Unable to bring about the social and political reforms the government has promised, reformists and moderates have proved what many wary Iranians have long known: that working within the confines of the Islamic Republic’s system is futile.
After the 1979 revolution, Ayatollah Ruhollah Khomenei introduced velayat-e-faqih (guardianship of Islamic jurists), which is Iran’s system of governance under Shiite Islam that gives vast authority to the supreme leader and his clerical guardians. To safeguard the theocracy, an amendment was made to the constitution after Khomenei’s death that expanded the velayat-e-faqih and ensured the supreme leader wields absolute power.
“People are not satisfied with the system, but they do not ask for a revolution or turbulence,” Tajzadeh said. “They call for a change, they believe that this situation does not serve them.”
The reformists may have been largely sidelined, but stiff competition does exist among hard-liner and conservative camps. Both factions support Iran’s Islamic revolutionary ideals, but conservatives tend to be more comfortable engaging with the international community, unlike hard-liners, whose base consists mostly of clerics and Revolutionary Guard members.
Minimal progress has been made in uniting hard-liners and conservatives, with each accusing the other of corruption. The stakes are high for both groups because the new parliament will help shape the country’s political landscape before and after Iran’s presidential election in 2021.

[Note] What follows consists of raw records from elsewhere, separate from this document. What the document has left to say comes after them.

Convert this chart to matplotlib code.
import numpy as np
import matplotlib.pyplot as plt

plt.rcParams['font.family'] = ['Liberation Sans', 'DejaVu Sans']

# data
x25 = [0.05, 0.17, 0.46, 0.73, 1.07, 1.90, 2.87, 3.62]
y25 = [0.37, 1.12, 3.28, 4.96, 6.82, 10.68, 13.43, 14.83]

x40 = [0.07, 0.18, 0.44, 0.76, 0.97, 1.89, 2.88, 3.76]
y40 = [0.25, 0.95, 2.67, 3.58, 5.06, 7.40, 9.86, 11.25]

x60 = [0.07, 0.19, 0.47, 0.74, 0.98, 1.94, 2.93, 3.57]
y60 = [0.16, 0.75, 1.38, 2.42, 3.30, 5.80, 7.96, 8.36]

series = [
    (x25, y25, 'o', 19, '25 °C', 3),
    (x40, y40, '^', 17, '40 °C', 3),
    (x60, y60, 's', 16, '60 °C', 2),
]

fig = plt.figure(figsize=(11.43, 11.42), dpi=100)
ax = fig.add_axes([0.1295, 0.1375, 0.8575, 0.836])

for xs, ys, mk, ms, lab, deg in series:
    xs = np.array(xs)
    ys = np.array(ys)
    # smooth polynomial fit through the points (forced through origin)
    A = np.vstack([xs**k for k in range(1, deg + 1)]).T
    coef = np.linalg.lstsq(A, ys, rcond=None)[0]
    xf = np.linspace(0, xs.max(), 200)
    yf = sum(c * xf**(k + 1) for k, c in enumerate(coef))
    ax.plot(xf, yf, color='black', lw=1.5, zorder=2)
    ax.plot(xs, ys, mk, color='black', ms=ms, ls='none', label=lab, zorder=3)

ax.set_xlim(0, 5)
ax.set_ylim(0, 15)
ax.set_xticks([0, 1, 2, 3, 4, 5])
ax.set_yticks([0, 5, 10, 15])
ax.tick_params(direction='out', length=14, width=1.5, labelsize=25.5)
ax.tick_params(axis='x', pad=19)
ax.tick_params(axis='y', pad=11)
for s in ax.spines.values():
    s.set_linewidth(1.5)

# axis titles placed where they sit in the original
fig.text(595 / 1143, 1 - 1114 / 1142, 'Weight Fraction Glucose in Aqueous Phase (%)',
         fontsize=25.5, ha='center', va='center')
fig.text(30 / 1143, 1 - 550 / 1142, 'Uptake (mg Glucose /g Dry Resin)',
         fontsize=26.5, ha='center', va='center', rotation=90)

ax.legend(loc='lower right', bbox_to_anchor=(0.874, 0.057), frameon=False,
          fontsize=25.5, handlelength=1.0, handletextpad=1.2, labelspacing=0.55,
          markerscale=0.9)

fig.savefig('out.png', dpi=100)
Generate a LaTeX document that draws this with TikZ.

For decades, the Guardian Council — tasked with interpreting the Iranian Constitution and political vetting — has selected a narrow pool of candidates to run for office. They include men such as Elias Naderan, a three-time conservative lawmaker, who lives in an affluent neighborhood in north Tehran.
He acknowledged how some Iranians have become disenchanted with going to the ballot box in the aftermath of the killings of hundreds of protesters during the unrest in November over the 50% hike in gas prices. “The November protests made a dent in the public’s confidence in the establishment, but it is still possible to rebuild it,” Naderan said. “It will worsen if nothing is done ... no parties can solve the country’s problems alone. We need national unity.”
A 2019 survey by the Iranian Students Polling Agency found that only 15% of people in Tehran were satisfied with the country’s leaders. It also reported that 54% of the country’s 80 million people believe conditions in Iran are growing worse. That moderate and reformists were disqualified from running suggests that Iran’s conservatives were afraid that they were about to lose, Tajzadeh said from his apartment complex in northeast Tehran.
Miles away, near one of the oldest concrete bridges in Tehran, a defaced banner of conservative candidate Reza Taghipour towered over the streets. On a busy boulevard nearby, a public debate about the elections was taking place. But only three people stopped to listen. Aside from that, the streets were mostly empty of campaign posters.
“People are disappointed and hopeless about the future. Even my mother asks me what the future of the Islamic Republic is,” Tajzadeh said.
A special correspondent in Tehran contributed to this report.